# Jackson, Wy



## molarmechanic (Jul 2, 2018)

I know this is a Utah thread but was wondering if any of y'all had ever spent any time fly fishing Jackson. My fiancé and I are heading up there in a couple weeks and I don't want to spend the money on a float trip if I can avoid it. Any advice on fishing the snake or other rivers up there?


----------



## Vanilla (Dec 11, 2009)

If you want to fish the Snake, do a float trip. There are plenty of places to have a great time not floating, however. 

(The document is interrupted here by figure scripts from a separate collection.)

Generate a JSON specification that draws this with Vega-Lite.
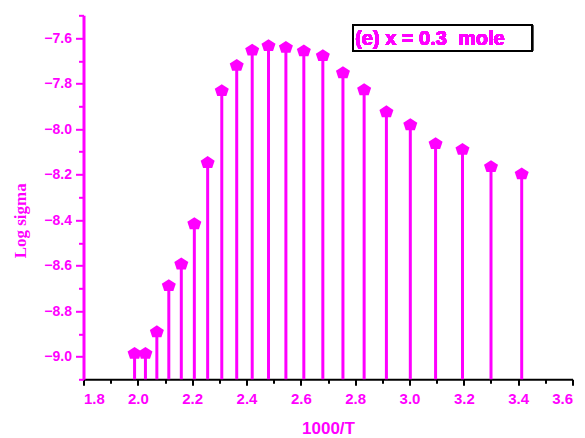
{
  "$schema": "https://vega.github.io/schema/vega-lite/v6.json",
  "width": 489,
  "height": 364,
  "autosize": "none",
  "padding": {"left": 83.5, "top": 15.3, "right": 12.5, "bottom": 58.7},
  "background": "white",
  "config": {"view": {"stroke": null}, "axis": {"grid": false}},
  "data": {
    "values": [
      {"invT": 1.988, "logsigma": -8.984},
      {"invT": 2.028, "logsigma": -8.984},
      {"invT": 2.070, "logsigma": -8.889},
      {"invT": 2.114, "logsigma": -8.686},
      {"invT": 2.160, "logsigma": -8.591},
      {"invT": 2.208, "logsigma": -8.414},
      {"invT": 2.257, "logsigma": -8.145},
      {"invT": 2.309, "logsigma": -7.829},
      {"invT": 2.364, "logsigma": -7.718},
      {"invT": 2.421, "logsigma": -7.651},
      {"invT": 2.481, "logsigma": -7.631},
      {"invT": 2.545, "logsigma": -7.639},
      {"invT": 2.611, "logsigma": -7.654},
      {"invT": 2.681, "logsigma": -7.675},
      {"invT": 2.755, "logsigma": -7.750},
      {"invT": 2.833, "logsigma": -7.825},
      {"invT": 2.915, "logsigma": -7.922},
      {"invT": 3.003, "logsigma": -7.979},
      {"invT": 3.096, "logsigma": -8.062},
      {"invT": 3.195, "logsigma": -8.087},
      {"invT": 3.300, "logsigma": -8.163},
      {"invT": 3.413, "logsigma": -8.195}
    ]
  },
  "layer": [
    {
      "mark": {"type": "rule", "color": "#FF00FF", "strokeWidth": 3},
      "encoding": {
        "x": {
          "field": "invT", "type": "quantitative",
          "scale": {"domain": [1.8, 3.6], "nice": false, "zero": false},
          "axis": {
            "orient": "bottom",
            "values": [1.8, 2.0, 2.2, 2.4, 2.6, 2.8, 3.0, 3.2, 3.4, 3.6],
            "format": ".1f",
            "domainColor": "black", "domainWidth": 2,
            "tickColor": "black", "tickWidth": 2, "tickSize": 6,
            "labelColor": "#FF00FF", "labelFont": "Liberation Sans", "labelFontWeight": "bold", "labelFontSize": 15,
            "labelPadding": 6,
            "title": "1000/T",
            "titleColor": "#FF00FF", "titleFont": "Liberation Sans", "titleFontWeight": "bold", "titleFontSize": 17,
            "titleBaseline": "alphabetic", "titleY": 54
          }
        },
        "y": {
          "field": "logsigma", "type": "quantitative",
          "scale": {"domain": [-9.1, -7.5], "nice": false, "zero": false},
          "axis": {
            "orient": "left",
            "values": [-9.0, -8.8, -8.6, -8.4, -8.2, -8.0, -7.8, -7.6],
            "format": ".1f",
            "domainColor": "#FF00FF", "domainWidth": 3,
            "tickColor": "#FF00FF", "tickWidth": 2, "tickSize": 8,
            "labelColor": "#FF00FF", "labelFont": "Liberation Sans", "labelFontWeight": "bold", "labelFontSize": 14,
            "labelPadding": 4,
            "title": "Log sigma",
            "titleColor": "#FF00FF", "titleFont": "Liberation Serif", "titleFontWeight": "bold", "titleFontSize": 17,
            "titleAngle": -90, "titleAlign": "center", "titleBaseline": "middle",
            "titleX": -63, "titleY": 205
          }
        },
        "y2": {"datum": -9.1}
      }
    },
    {
      "mark": {
        "type": "point",
        "shape": "M0,-0.85L1,-0.2L0.65,0.85L-0.65,0.85L-1,-0.2Z",
        "filled": true, "color": "#FF00FF", "opacity": 1, "size": 196
      },
      "encoding": {
        "x": {"field": "invT", "type": "quantitative", "scale": {"domain": [1.8, 3.6], "nice": false, "zero": false}, "axis": null},
        "y": {"field": "logsigma", "type": "quantitative", "scale": {"domain": [-9.1, -7.5], "nice": false, "zero": false}, "axis": null}
      }
    },
    {
      "mark": {"type": "point", "opacity": 0},
      "encoding": {
        "x": {
          "field": "invT", "type": "quantitative",
          "scale": {"domain": [1.8, 3.6], "nice": false, "zero": false},
          "axis": {
            "orient": "bottom",
            "values": [1.9, 2.1, 2.3, 2.5, 2.7, 2.9, 3.1, 3.3, 3.5],
            "labels": false, "domain": false, "title": null,
            "tickColor": "black", "tickWidth": 2, "tickSize": 4
          }
        },
        "y": {
          "field": "logsigma", "type": "quantitative",
          "scale": {"domain": [-9.1, -7.5], "nice": false, "zero": false},
          "axis": {
            "orient": "left",
            "values": [-9.1, -8.9, -8.7, -8.5, -8.3, -8.1, -7.9, -7.7, -7.5],
            "labels": false, "domain": false, "title": null,
            "tickColor": "#FF00FF", "tickWidth": 2, "tickSize": 5
          }
        }
      }
    },
    {
      "mark": {"type": "rect", "fill": "white", "fillOpacity": 0, "stroke": "black", "strokeWidth": 1.5},
      "encoding": {
        "x": {"datum": 2.792, "type": "quantitative", "scale": {"domain": [1.8, 3.6], "nice": false, "zero": false}, "axis": null},
        "x2": {"datum": 3.452},
        "y": {"datum": -7.543, "type": "quantitative", "scale": {"domain": [-9.1, -7.5], "nice": false, "zero": false}, "axis": null},
        "y2": {"datum": -7.657}
      }
    },
    {
      "mark": {
        "type": "text", "align": "left", "baseline": "alphabetic",
        "font": "Liberation Sans", "fontWeight": "bold", "fontSize": 20, "color": "#FF00FF"
      },
      "encoding": {
        "x": {"datum": 2.8, "type": "quantitative", "scale": {"domain": [1.8, 3.6], "nice": false, "zero": false}, "axis": null},
        "y": {"datum": -7.6325, "type": "quantitative", "scale": {"domain": [-9.1, -7.5], "nice": false, "zero": false}, "axis": null},
        "text": {"value": "(e) x = 0.3\u00a0 mole"}
      }
    }
  ],
  "resolve": {"axis": {"x": "independent", "y": "independent"}}
}
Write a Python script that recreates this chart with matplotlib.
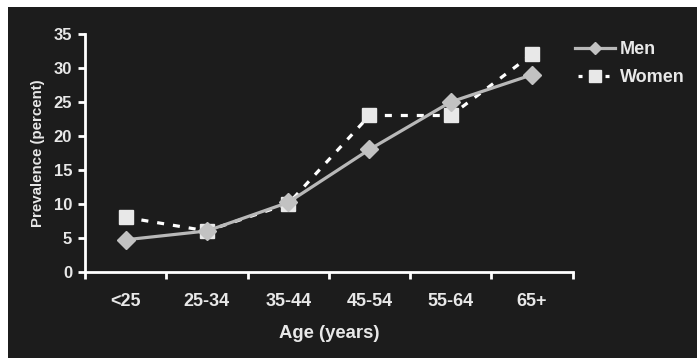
import matplotlib
matplotlib.use("Agg")
import matplotlib.pyplot as plt
from matplotlib.patches import Rectangle

categories = ["<25", "25-34", "35-44", "45-54", "55-64", "65+"]
men = [4.7, 6.0, 10.2, 18.0, 25.0, 29.0]
women = [8.0, 6.0, 10.0, 23.0, 23.0, 32.0]
yticks = [0, 5, 10, 15, 20, 25, 30, 35]

W, H = 697, 358
plt.rcParams['font.family'] = ['Liberation Sans', 'DejaVu Sans']
plt.rcParams['font.weight'] = 'bold'

fig = plt.figure(figsize=(W / 100, H / 100), dpi=100, facecolor='white')
bg = '#1c1c1c'
fig.patches.append(Rectangle((8 / W, 0), 1 - 8 / W, 1 - 7 / H, transform=fig.transFigure,
                             facecolor=bg, edgecolor='none', zorder=-10))

ax = fig.add_axes([85 / W, 1 - 271.7 / H, (572.7 - 85) / W, (271.7 - 34) / H])
ax.set_zorder(5)
ax.set_facecolor('none')

x = list(range(len(categories)))
ax.plot(x, men, color='#b8b8b8', lw=2.3, marker='D', ms=9.5, mfc='#c2c2c2', mec='#c2c2c2',
        label='Men', zorder=3)
ax.plot(x, women, color='white', lw=2.3, ls=(0, (2.2, 2.8)), marker='s', ms=10.5,
        mfc='#e8e8e8', mec='#e8e8e8', label='Women', zorder=2)

ax.set_xlim(-0.5, len(categories) - 0.5)
ax.set_ylim(0, 35)
ax.set_yticks(yticks)
ax.set_yticklabels([str(v) for v in yticks])
ax.set_xticks(x)
ax.set_xticklabels(categories)
ax.set_xticks([i - 0.5 for i in range(len(categories) + 1)], minor=True)

for s in ['top', 'right']:
    ax.spines[s].set_visible(False)
for s in ['left', 'bottom']:
    ax.spines[s].set_color('white')
    ax.spines[s].set_linewidth(2)

ax.tick_params(axis='y', colors='white', labelcolor='#e8e8e8', length=5, width=2,
               labelsize=12, pad=4.3)
ax.tick_params(axis='x', which='major', length=0, labelcolor='#e8e8e8', labelsize=13, pad=15)
ax.tick_params(axis='x', which='minor', colors='white', length=5, width=2)

ax.set_ylabel('Prevalence (percent)', color='#e8e8e8', fontsize=10.8, fontweight='bold', labelpad=6)
ax.set_xlabel('Age (years)', color='#e8e8e8', fontsize=13.3, fontweight='bold', labelpad=11)

leg = fig.legend(loc='upper left', bbox_to_anchor=(559 / W, 1 - 25 / H), frameon=False,
                 handlelength=2.2, handletextpad=0.28, labelspacing=0.6,
                 prop={'family': 'Liberation Sans', 'weight': 'bold', 'size': 13})
leg.set_zorder(6)
leg.legend_handles[0].set_markersize(6.5)
leg.legend_handles[1].set_markersize(8.5)
leg.legend_handles[1].set_linestyle((7.5, (1.25, 7.2)))
for t in leg.get_texts():
    t.set_color('#e8e8e8')

fig.savefig('out.png', dpi=100, facecolor='white')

The Gros Ventre, the Hoback, and Flat Creek (not sure exactly when you’ll be there, know the regulations) are very close options that have entertained me in the past. You can head over into Idaho or up into Yellowstone for some other options not too far away.


----------



## Vanilla (Dec 11, 2009)

PS- The Snake River Fine Spotted Cutthroat is one of the finest specimens of all finned species, in my opinion. They are simply gorgeous fish. Enjoy!!!


----------



## Jedidiah (Oct 10, 2014)

I worked on the Hoback for a couple years, +1 to that one. A lot of deep holes from Hoback Junction up. I'd say the float trip most outfitters do from the Jackson side to before Hoback Junction is not the greatest for flyfishing but the ones they do part way down the Snake from south of the junction are better. If you want a good time from the bank though, there are some amazing holes on the Hoback.


----------



## backcountry (May 19, 2016)

Snake is currently high and off color from Pacific Creek down according to reports. Depending on how many weeks you are talking that could greatly affect your choice. Only section currently being recommended is the first five miles of the tailwater. 

Definitely grab a Wyoming fishing proclamation to be safe as there are many tributaries closed until July 31st. That said, others are describing the open, world class fishing stretches I wish I had more time to explore this weekend. It seems fair to say you could spend a happy life exploring these streams with a fly rod.

Enjoy the trip!


----------



## molarmechanic (Jul 2, 2018)

Thank you all for the recommendations!


----------



## TOgden (Sep 10, 2007)

I know Flat Creek doesn't open until the end of July but I think all of the other rivers mentioned are open now.

My favorite up there is the Gros Ventre below Slide Lake. Watch your step though, it is one of the more slippery streams I've fished. The river rock is like greased bowling balls. There are some good sized white fish in there along with the rainbows and cutthroats.

The Hoback gets fished a bit harder because of the easy highway access.

You can't have a bad trip in that part of Wyoming.

Enjoy!


----------